What the task asks - Identify each line in the records below that contains the word "this", and copy it.

Records excerpted from a collection -
+++
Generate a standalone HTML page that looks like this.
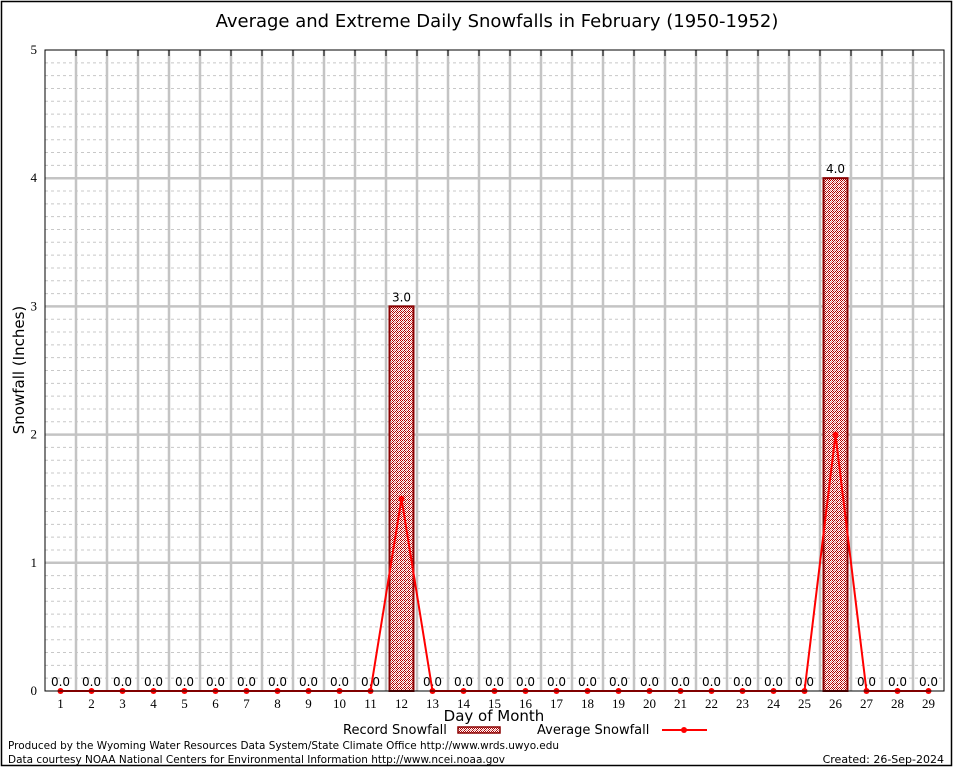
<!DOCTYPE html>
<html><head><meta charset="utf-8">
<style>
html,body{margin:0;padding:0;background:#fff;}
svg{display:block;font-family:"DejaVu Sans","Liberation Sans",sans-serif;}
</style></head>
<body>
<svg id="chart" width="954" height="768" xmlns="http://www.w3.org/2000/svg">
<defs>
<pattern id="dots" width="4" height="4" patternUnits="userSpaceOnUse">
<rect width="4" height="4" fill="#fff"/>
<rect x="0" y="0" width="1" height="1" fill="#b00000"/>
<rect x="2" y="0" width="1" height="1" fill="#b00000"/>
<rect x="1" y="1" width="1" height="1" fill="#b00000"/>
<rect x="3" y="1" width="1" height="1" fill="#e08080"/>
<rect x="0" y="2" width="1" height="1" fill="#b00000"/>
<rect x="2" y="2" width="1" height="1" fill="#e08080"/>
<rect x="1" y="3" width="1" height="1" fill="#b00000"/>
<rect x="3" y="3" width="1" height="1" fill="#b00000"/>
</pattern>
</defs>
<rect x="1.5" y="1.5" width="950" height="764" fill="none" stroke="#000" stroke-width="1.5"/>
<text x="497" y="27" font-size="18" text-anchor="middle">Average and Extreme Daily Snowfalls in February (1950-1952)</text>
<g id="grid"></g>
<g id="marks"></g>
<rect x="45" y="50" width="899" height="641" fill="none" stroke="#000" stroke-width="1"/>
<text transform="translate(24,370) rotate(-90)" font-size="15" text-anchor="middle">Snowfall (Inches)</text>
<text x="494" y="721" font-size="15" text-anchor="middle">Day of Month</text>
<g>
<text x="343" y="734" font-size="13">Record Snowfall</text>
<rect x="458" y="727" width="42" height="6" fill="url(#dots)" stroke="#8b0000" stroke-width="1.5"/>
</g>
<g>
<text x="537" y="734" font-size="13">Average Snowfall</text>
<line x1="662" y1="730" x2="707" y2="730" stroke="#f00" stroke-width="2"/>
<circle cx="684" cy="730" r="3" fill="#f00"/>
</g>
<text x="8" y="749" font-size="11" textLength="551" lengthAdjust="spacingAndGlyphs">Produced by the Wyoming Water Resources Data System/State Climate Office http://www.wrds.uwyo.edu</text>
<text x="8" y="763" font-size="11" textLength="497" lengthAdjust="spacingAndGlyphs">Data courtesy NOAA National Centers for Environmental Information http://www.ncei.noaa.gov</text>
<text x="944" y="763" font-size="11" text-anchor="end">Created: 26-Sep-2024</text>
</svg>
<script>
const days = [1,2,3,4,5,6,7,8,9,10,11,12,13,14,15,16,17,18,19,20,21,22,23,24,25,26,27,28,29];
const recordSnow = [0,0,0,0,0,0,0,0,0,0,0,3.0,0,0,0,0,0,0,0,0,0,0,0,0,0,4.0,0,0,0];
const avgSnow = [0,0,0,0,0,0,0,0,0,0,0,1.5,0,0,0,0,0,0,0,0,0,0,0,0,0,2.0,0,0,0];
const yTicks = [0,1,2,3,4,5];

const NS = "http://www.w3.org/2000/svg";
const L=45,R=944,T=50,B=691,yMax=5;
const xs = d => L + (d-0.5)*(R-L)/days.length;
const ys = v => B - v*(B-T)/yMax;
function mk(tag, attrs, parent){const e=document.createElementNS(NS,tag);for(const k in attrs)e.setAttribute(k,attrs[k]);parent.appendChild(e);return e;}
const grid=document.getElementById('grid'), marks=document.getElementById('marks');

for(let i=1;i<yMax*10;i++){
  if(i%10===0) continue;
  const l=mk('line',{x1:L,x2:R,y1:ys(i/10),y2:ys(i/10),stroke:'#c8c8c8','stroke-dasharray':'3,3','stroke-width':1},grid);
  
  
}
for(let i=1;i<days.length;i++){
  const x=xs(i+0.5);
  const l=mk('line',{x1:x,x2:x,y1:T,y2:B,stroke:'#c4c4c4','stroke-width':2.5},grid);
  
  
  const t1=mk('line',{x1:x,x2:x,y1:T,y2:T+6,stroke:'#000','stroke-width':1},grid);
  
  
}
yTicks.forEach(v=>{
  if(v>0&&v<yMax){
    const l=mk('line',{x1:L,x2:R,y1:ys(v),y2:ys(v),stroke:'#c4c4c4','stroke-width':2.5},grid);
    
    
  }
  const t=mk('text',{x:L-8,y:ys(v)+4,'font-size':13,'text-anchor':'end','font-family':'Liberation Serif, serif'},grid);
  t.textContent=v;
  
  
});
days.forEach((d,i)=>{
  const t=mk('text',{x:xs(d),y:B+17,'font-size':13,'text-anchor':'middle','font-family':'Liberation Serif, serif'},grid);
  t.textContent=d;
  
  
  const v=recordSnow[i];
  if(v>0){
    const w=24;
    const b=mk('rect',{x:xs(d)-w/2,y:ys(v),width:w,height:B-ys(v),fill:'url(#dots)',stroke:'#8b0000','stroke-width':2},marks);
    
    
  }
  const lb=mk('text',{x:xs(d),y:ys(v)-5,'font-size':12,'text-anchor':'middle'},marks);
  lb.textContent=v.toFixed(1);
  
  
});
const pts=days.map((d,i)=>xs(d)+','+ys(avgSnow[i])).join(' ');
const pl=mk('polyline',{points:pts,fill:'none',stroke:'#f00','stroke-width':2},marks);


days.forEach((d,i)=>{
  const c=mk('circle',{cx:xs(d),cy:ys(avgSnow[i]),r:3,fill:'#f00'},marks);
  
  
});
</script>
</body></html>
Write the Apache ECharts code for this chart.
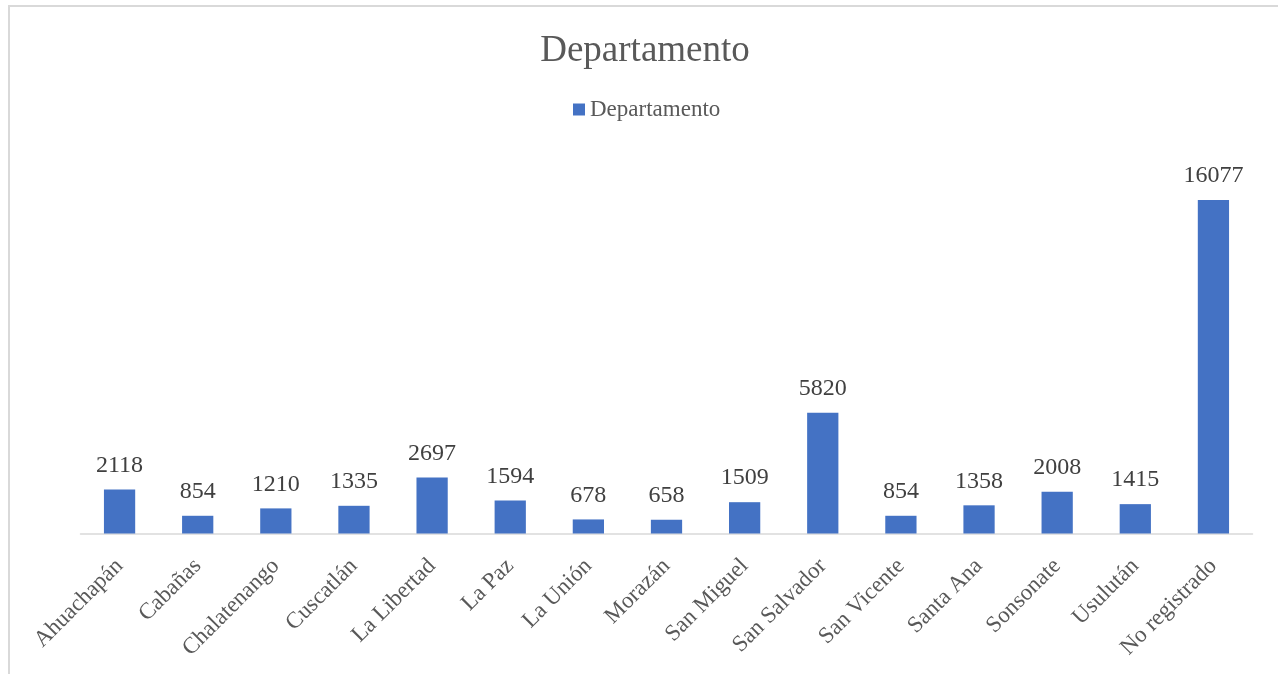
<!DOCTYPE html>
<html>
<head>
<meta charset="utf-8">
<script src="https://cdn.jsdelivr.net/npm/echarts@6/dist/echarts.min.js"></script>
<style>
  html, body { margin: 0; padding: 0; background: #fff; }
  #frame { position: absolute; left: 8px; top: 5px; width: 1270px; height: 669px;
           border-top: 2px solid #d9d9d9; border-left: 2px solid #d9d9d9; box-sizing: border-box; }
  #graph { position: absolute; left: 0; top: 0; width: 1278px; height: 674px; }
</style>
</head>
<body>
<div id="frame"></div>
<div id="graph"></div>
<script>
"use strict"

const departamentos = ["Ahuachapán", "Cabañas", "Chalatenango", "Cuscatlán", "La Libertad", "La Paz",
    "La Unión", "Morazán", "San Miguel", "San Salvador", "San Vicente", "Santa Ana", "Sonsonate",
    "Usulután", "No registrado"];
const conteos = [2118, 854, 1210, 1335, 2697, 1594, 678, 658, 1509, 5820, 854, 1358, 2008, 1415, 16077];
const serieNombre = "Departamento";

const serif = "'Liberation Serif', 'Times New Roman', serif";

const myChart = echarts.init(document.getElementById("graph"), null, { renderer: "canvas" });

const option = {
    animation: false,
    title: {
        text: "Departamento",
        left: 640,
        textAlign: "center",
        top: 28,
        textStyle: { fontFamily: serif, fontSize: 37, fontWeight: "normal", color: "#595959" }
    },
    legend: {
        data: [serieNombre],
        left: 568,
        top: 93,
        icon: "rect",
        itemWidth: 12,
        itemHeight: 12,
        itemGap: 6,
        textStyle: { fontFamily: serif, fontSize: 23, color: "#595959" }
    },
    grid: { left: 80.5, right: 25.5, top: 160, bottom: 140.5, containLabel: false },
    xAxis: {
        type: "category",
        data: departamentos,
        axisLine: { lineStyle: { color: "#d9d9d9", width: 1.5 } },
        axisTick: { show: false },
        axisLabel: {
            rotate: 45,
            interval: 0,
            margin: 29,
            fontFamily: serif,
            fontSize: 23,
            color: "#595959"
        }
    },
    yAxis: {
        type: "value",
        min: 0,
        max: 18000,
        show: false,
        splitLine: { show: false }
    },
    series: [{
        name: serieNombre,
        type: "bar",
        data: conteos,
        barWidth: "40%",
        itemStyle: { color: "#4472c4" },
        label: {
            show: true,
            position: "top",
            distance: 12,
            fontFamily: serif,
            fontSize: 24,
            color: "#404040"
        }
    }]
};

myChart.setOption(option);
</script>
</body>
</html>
+++
Exercise answer -
Generate a standalone HTML page that looks like this.
Write the Apache ECharts code for this chart.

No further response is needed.